I was moved in a few weeks before term started, but after settling in and sorting out teething problems my housemate and I were rather bored in an otherwise free house with no control or supervision from real adults. After finding out we can access the shed we thought we should probably utilise it. A small crystal meth lab was the first option but this wooden shed was too damp and not particularly sterile. We also would have to wait for the key to the backdoor gate so we don’t have to wheel barrels of methylene through the house. Then came the epiphany: as students we spend a lot of money on beer. Beer isn’t a particularly high-profile drink, but a lot of the time the price-tag suggests so. With an insultingly low cost of production, why not homebrew?

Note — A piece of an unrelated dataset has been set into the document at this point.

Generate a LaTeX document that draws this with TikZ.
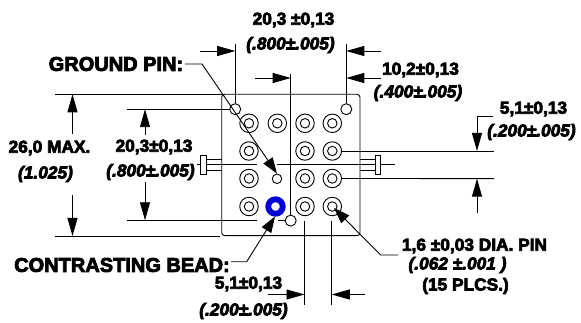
\documentclass[tikz,border=0pt]{standalone}
\usepackage{fontspec}
\newfontfamily\hvb{Liberation Sans Bold}[FakeBold=4]
\newfontfamily\hvi{Liberation Sans Bold Italic}[FakeBold=4]
\usetikzlibrary{arrows.meta}
\tikzset{
  ln/.style={line width=0.9pt,draw=black},
  dimarrow/.style={ln,-{Triangle[length=18pt,width=10pt]}},
  leadarrow/.style={ln,-{Triangle[length=16pt,width=11pt]}},
  biglbl/.style={inner sep=0pt,font=\fontsize{20}{20}\hvb},
  lbl/.style={inner sep=0pt,font=\fontsize{17.3}{18}\hvb},
  ilbl/.style={inner sep=0pt,font=\fontsize{17.3}{18}\hvi},
  pinouter/.style={circle,ln,minimum size=18.5pt,inner sep=0pt,fill=white},
  pininner/.style={circle,ln,minimum size=9.5pt,inner sep=0pt},
  hole/.style={circle,ln,minimum size=11pt,inner sep=0pt,fill=white},
  tabbox/.style={ln,fill=white,minimum width=5.5pt,minimum height=19pt,inner sep=0pt,draw},
}
\begin{document}
\begin{tikzpicture}[x=1pt,y=-1pt]
\useasboundingbox (0,0) rectangle (581,323);
% body
\draw[ln,rounded corners=3pt] (221.7,94.3) rectangle (360,235.7);
% centre lines
\coordinate (cl1) at (197,164.3); \coordinate (cl2) at (257,164.3);
\coordinate (cl3) at (277,164.3); \coordinate (cl4) at (395,164.3);
\draw[ln] (cl1)--(cl2); \draw[ln] (cl3)--(cl4);
% tabs
\node[tabbox] (tabL) at (203.2,164.5) {};
\node[tabbox] (tabR) at (378,164.5) {};
\draw[ln] (206,159.5)--(221.7,159.5) (206,170)--(221.7,170);
\draw[ln] (360,159.5)--(375,159.5) (360,170)--(375,170);
% extension lines
\coordinate (topL) at (55,94.3); \coordinate (topR) at (221.7,94.3);
\coordinate (botL) at (55,236); \coordinate (botR) at (220,236);
\draw[ln] (topL)--(topR); \draw[ln] (botL)--(botR);
\coordinate (inTL) at (127,109.2); \coordinate (inBL) at (127,220.3); \coordinate (inBR) at (257,220.3);
% small holes
\node[hole] (hA) at (235.2,109.2) {};
\node[hole] (hB) at (346.3,109.2) {};
\node[hole] (hC) at (290.7,220.6) {};
\draw[ln] (inTL)--(hA.west); \draw[ln] (inBL)--(inBR); \draw[ln] (278,220.3)--(hC.west);
\coordinate (vA) at (235.2,44); \coordinate (vB) at (346.3,44); \coordinate (vC) at (290.7,74);
\draw[ln] (vA)--(hA.north); \draw[ln] (vB)--(hB.north); \draw[ln] (vC)--(hC.north);
% pins
\foreach \n/\x/\y in {a/249/123.3,b/277.3/123.3,c/305/123.3,d/332.3/123.3,
  e/249/151,f/305/151,g/332.3/151,
  h/249/178.5,i/305/178.5,j/332.3/178.5,
  k/249/206.5,l/305/206.5,m/332.3/206.5}{
  \node[pinouter] (p\n) at (\x,\y) {};
  \node[pininner] (q\n) at (\x,\y) {};
}
\node[hole,minimum size=9.5pt] (ground) at (277,178.8) {};
\node[circle,draw=blue!85!black,line width=5.8pt,minimum size=14.5pt,inner sep=0pt,fill=white] (bead) at (275.5,206.5) {};
% right extensions
\coordinate (rU) at (494,151); \coordinate (rD) at (494,178.6);
\draw[ln] (pg.east)--(rU); \draw[ln] (pj.east)--(rD);
% bottom extensions
\coordinate (bA) at (304.5,305); \coordinate (bB) at (331.8,305);
\coordinate (bA0) at (304.5,221.5); \coordinate (bB0) at (331.8,221.5);
\draw[ln] (bA0)--(bA); \draw[ln] (bB0)--(bB);
% dimension arrows
\coordinate (t1) at (200,51); \coordinate (t1e) at (235.2,51);
\coordinate (t2) at (381,51); \coordinate (t2e) at (346.3,51);
\coordinate (t3) at (255,78); \coordinate (t3e) at (290.7,78);
\coordinate (t4) at (381,78); \coordinate (t4e) at (346.3,78);
\draw[dimarrow] (t1)--(t1e); \draw[dimarrow] (t2)--(t2e);
\draw[dimarrow] (t3)--(t3e); \draw[dimarrow] (t4)--(t4e);
\coordinate (l1) at (72.5,134); \coordinate (l1e) at (72.5,94.3);
\coordinate (l2) at (72.5,195); \coordinate (l2e) at (72.5,236);
\coordinate (l3) at (145,135); \coordinate (l3e) at (145,109.2);
\coordinate (l4) at (145,182); \coordinate (l4e) at (145,220.3);
\draw[dimarrow] (l1)--(l1e); \draw[dimarrow] (l2)--(l2e);
\draw[dimarrow] (l3)--(l3e); \draw[dimarrow] (l4)--(l4e);
\coordinate (r0) at (493,116); \coordinate (r1) at (477,116); \coordinate (r1e) at (477,151);
\coordinate (r2) at (477,213); \coordinate (r2e) at (477,178.6);
\draw[ln] (r0)--(r1); \draw[dimarrow] (r1)--(r1e); \draw[dimarrow] (r2)--(r2e);
\coordinate (u1) at (268,294.5); \coordinate (u1e) at (304.5,294.5);
\coordinate (u2) at (365,294.5); \coordinate (u2e) at (331.8,294.5);
\draw[dimarrow] (u1)--(u1e); \draw[dimarrow] (u2)--(u2e);
% labels
\node[biglbl] (gp) at (116,64) {GROUND PIN:};
\node[biglbl] (cb) at (122,265) {CONTRASTING BEAD:};
\node[lbl] at (293.5,20) {20,3 ±0,13};
\node[ilbl] at (290.5,45) {(.800±.005)};
\node[lbl] at (420.5,70) {10,2±0,13};
\node[ilbl] at (418,93) {(.400±.005)};
\node[lbl] at (533.5,109) {5,1±0,13};
\node[ilbl] at (531.5,132) {(.200±.005)};
\node[lbl] at (49.5,148) {26,0 MAX.};
\node[ilbl] at (45.5,174) {(1.025)};
\node[lbl] at (154,147) {20,3±0,13};
\node[ilbl] at (150.5,172) {(.800±.005)};
\node[lbl] at (248.5,284) {5,1±0,13};
\node[ilbl] at (243.5,311) {(.200±.005)};
\node[lbl] (dia) at (474.5,246) {1,6 ±0,03 DIA. PIN};
\node[ilbl] at (457.5,265) {(.062 ±.001 )};
\node[lbl] at (465.5,286) {(15 PLCS.)};
% leaders
\coordinate (g1) at (202,64); \coordinate (g0) at (185,64);
\draw[leadarrow] (g0)--(g1)--(ground.north);
\coordinate (c1) at (246.7,261.7); \coordinate (c0) at (231,261.7); \coordinate (c2) at (275,216.5);
\draw[leadarrow] (c0)--(c1)--(c2);
\coordinate (d1) at (380.7,255); \coordinate (d0) at (398,255); \coordinate (d2) at (334,208);
\draw[leadarrow] (d0)--(d1)--(d2);
\end{tikzpicture}
\end{document}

A nice idea on surface, but what were the practical difficulties?
1. Don’t know shit about homebrewing.
2. Where would I get the ingredients and tools?
3. Our incoming housemate is female so will moan and nag us about how silly this idea is.

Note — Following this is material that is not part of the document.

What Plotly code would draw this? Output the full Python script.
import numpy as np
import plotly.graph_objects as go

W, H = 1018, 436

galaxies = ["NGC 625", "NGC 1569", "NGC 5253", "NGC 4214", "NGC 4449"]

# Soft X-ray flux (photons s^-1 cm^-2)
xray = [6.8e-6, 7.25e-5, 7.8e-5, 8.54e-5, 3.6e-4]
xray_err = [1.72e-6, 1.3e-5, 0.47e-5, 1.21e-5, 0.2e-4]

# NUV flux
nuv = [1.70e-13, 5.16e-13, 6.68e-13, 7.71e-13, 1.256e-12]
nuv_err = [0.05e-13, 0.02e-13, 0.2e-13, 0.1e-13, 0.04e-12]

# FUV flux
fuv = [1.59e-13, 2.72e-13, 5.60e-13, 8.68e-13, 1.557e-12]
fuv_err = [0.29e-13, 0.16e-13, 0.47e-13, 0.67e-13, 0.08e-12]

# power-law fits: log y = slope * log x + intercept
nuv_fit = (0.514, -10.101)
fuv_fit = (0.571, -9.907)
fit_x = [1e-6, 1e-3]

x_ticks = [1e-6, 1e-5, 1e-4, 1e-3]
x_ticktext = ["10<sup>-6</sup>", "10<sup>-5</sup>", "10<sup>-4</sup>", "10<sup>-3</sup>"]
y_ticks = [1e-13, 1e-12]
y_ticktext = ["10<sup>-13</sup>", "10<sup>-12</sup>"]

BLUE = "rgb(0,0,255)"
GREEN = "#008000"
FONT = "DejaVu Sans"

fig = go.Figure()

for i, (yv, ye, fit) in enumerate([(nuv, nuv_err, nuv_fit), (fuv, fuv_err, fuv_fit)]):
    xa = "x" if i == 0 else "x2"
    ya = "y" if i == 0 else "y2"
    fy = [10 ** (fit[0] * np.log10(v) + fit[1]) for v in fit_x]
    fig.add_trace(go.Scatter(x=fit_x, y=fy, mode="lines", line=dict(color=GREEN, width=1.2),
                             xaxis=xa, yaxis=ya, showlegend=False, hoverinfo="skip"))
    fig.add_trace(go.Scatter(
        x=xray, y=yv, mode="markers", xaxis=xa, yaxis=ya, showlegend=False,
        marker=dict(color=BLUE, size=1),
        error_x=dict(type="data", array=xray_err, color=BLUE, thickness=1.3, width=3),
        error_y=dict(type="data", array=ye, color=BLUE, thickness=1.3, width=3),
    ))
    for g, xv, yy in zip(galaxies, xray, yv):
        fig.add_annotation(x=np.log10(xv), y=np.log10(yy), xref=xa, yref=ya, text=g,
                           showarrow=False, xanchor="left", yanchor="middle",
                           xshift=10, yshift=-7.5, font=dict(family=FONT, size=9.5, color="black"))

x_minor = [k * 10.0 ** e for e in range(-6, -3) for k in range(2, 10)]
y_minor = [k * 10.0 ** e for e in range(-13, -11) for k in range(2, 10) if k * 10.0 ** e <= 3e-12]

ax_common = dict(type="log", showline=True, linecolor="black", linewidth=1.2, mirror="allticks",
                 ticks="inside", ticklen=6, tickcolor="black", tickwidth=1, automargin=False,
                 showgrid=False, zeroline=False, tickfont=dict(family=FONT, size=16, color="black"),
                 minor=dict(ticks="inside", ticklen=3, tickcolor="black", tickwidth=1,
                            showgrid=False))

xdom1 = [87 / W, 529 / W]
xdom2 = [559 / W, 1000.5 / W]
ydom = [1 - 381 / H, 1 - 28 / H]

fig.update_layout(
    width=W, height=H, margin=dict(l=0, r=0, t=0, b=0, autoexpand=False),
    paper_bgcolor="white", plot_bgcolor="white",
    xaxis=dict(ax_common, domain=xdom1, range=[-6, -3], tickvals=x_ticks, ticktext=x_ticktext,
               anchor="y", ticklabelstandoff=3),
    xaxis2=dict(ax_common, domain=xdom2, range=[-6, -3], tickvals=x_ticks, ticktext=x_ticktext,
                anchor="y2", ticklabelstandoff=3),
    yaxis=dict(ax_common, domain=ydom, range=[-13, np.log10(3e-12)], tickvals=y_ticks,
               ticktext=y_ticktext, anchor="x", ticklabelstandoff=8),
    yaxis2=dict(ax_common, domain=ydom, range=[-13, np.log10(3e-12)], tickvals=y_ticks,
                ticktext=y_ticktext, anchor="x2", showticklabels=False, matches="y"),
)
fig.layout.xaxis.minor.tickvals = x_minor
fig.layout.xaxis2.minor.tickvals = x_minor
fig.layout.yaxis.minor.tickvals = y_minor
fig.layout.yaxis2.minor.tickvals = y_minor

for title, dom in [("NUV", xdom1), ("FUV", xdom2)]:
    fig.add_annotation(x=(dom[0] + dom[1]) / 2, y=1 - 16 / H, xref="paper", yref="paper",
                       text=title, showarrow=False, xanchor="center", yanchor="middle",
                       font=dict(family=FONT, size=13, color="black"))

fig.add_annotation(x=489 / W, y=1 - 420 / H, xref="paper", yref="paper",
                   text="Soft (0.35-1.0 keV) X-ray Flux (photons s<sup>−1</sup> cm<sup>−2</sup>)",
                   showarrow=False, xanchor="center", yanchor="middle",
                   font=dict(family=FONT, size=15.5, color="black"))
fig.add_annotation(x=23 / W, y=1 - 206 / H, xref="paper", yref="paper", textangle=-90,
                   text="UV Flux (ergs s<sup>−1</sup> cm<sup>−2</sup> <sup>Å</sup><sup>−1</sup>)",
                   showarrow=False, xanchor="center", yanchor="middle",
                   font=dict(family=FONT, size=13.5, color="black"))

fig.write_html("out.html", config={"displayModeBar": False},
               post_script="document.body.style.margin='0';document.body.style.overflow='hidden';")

So I did my homework through forums, YouTube, and generally making good friends with Google. The general principle is making a sugary mixture (wort) and adding yeast to convert this sugar into ethanol (i.e. the alcohol), and carbon dioxide gas in a process called fermentation. Fermentation is variable but usually takes over a week. You’ll have an alcoholic beverage by then that reminds you of beer, but the flat, awful beer you find at the end of your bottle or glass. To get something more drinkable you either keg or bottle and carbonate the beer. I chose to bottle, and you carbonate by adding sugar in the bottles then capping them so the remaining yeast will ferment with that sugar and the carbon dioxide gas produced is the gas that makes it fizzy when you crack it open. But for carbonation to finish, you’ll have to give the bottles two weeks or so to prime (the current stage I’m in).

Then was the matter of getting what I needed. Getting the individual ingredients and preparing them would be long and more likely to fail, so I got a pre-made kit from Wilkinson (Cooper’s Lager). It contains the ingredients (barely-malt and hops) in the right ratio and with a packet of yeast. It’s about £13 and makes forty pints. The rest of the shopping list was as follows:
1. Cooper’s kit ~ £13
2. Brewing sugar, 1kg ~ £2
3. Fermenting vessel ~ £12
4. Thermometer ~ £2.50
5. Hydrometer (it checks how much is fermented) ~ £3.50
6. Steriliser, 100g ~ £1.50
7. Siphon ~ £2.50
8. Trial jar ~ £2.50
7. Big spoon ~ £1.50

This racks up to about £40, approximate values due to rounding, price changes over time and place, etc. After you’ve made your first batch, you’ll only need the kit, sugar and I guess more steriliser. £16.50 for forty pints is not bad. That is, if you have forty pint bottles, a capper, forty caps and probably a lot more steriliser. The capper is about £12, and is just another start up cost. Caps are around fifty for £1. Bottles are tricky. New pint bottles made for homebrewers are about 70p each, annoying considering how much empty glass you and the bartender throw away. However, thankfully old glass bottles are fine as long as they’re washed with a pretty aggressive agent (something with ‘Oxi’ in the title will do, and this will remove the label) and sterilised. Brown bottles are a lot more preferable than green or clear.

Although you ferment forty pints of wort, you won’t really get forty pints because gunky dead yeast sinks to the bottom of the vessel (and if you’re clumsy like I was you spill as much as you bottle). Whatever downsides I’ve found, it’s something I’d heavily recommend, that is, until I crack open my first bottle in the next few days and taste something akin to feet sweat at best and at worst spend my night in Hotel NHS. I’ll keep ye updated.

Oh, problem 3? Ignored her and did it anyway.